← Back to team overview

c2c-oerpscenario team mailing list archive

[Bug 501617] Re: tiny_socket does not handle EINTR and may fail if SIGCHLD signal received

 

Borja, thanks a lot for the report and for the patch

** Changed in: openobject-server
   Importance: Undecided => Wishlist

** Changed in: openobject-server
       Status: New => Confirmed

** Changed in: openobject-server
     Assignee: (unassigned) => OpenERP's Framework R&D (openerp-dev-framework)

-- 
tiny_socket does not handle EINTR and may fail if SIGCHLD signal received
https://bugs.launchpad.net/bugs/501617
You received this bug notification because you are a member of C2C
OERPScenario, which is subscribed to the OpenERP Project Group.

Status in OpenObject Server: Confirmed

Bug description:
The basic network functions used by OpenERP for receiving and sending data (tiny_socket.py) don't handle EINTR ("interrupted system call") errors, and that may cause weird race conditions.

EINTR errors happen when the process receives signals while doing some low level I/O (like receiving or sending data over a socket): the I/O operation is interrupted by the kernel (is just not performed*) so the process can take care of the signal, and should be retried again afterwards (the I/O didn't really fail, it was just interrupted to wake up the process).

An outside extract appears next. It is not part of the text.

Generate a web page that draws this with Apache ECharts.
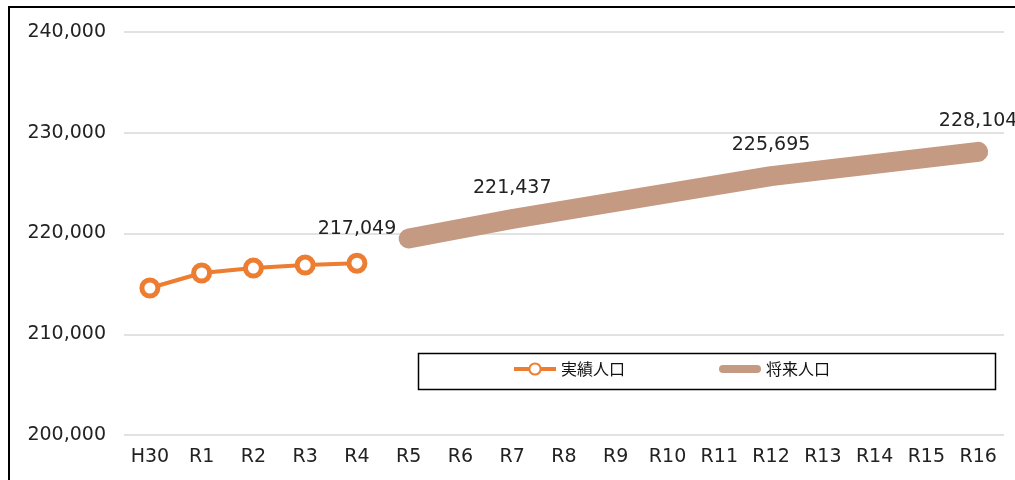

   (*) EINTR for socket fuctions means "The recv() function was interrupted by a signal that was caught, before any data was available." / "A signal interrupted send() before any data was transmitted." (http://www.opengroup.org/onlinepubs/000095399/functions/recv.html) so the calls can be safely retried (http://www.wlug.org.nz/EINTR)

Python does not handle EINTR errors by itself (there had been discussions about this: http://bugs.python.org/issue1628205) so is the Python programmer that uses I/O who must take care (and retry the operation).

***

This bug was first detected on the Koo client, that uses a copy of the tiny_socket.py file for NetRPC communication, but may affect all the code that depends on tiny_socket.py (like the server itself, the GTK client and the Web client). The bug shown up on computers running Linux Mint 7 (kernel 2.6.28-16 32bits) and Linux Ubuntu 9.10 64 bit (2.6.31-14) - (https://bugs.launchpad.net/openobject-client-kde/+bug/484651).


On (tiny_socket.py) mysocket.myreceive, some data may have been received (in calls to recv) when the EINTR error happens; as the EINTR is not handled, mysocket.myreceive will just raise up the Exception so the current operation will fail. That means that OpenERP is susceptible to weird race conditions (it will fail only when the SIGCHLD, or other non-ignored signal, arrives while performing I/O) or denial of service attacks (sending lots of signals to OpenERP).

For example, on the OpenERP server, some addons use spawnlp or other similar functions to create sub-processes. Some of them, like the jasper_reports, need to run those sub-process without waiting for the spawned process to end (os.P_NOWAIT). In that context, OpenERP will receive SIGCHLD signals when the spawned sub-process end. If OpenERP receives one of those signals while it is performing a socket I/O operation (mainly using socket.recv or socket.send functions in tiny_socket.py), the call may fail with an EINTR error (4) and data may be lost.

***

A possible fix is to patch tiny_socket.py so it handles EINTR errors, retrying the recv/send operations. This would make sure that no signal breaks mysocket.mysend or mysocket.myreceive.

As an optional workaround, if no fix is applied to tiny_socket.py, SIGCHLD signals could be ignored ("signal.signal(signal.SIGCHLD, signal.SIG_IGN)"), and no EINTR error will be raised then when a sub-process end. This would avoid the spawn* with os.P_NOWAIT problem.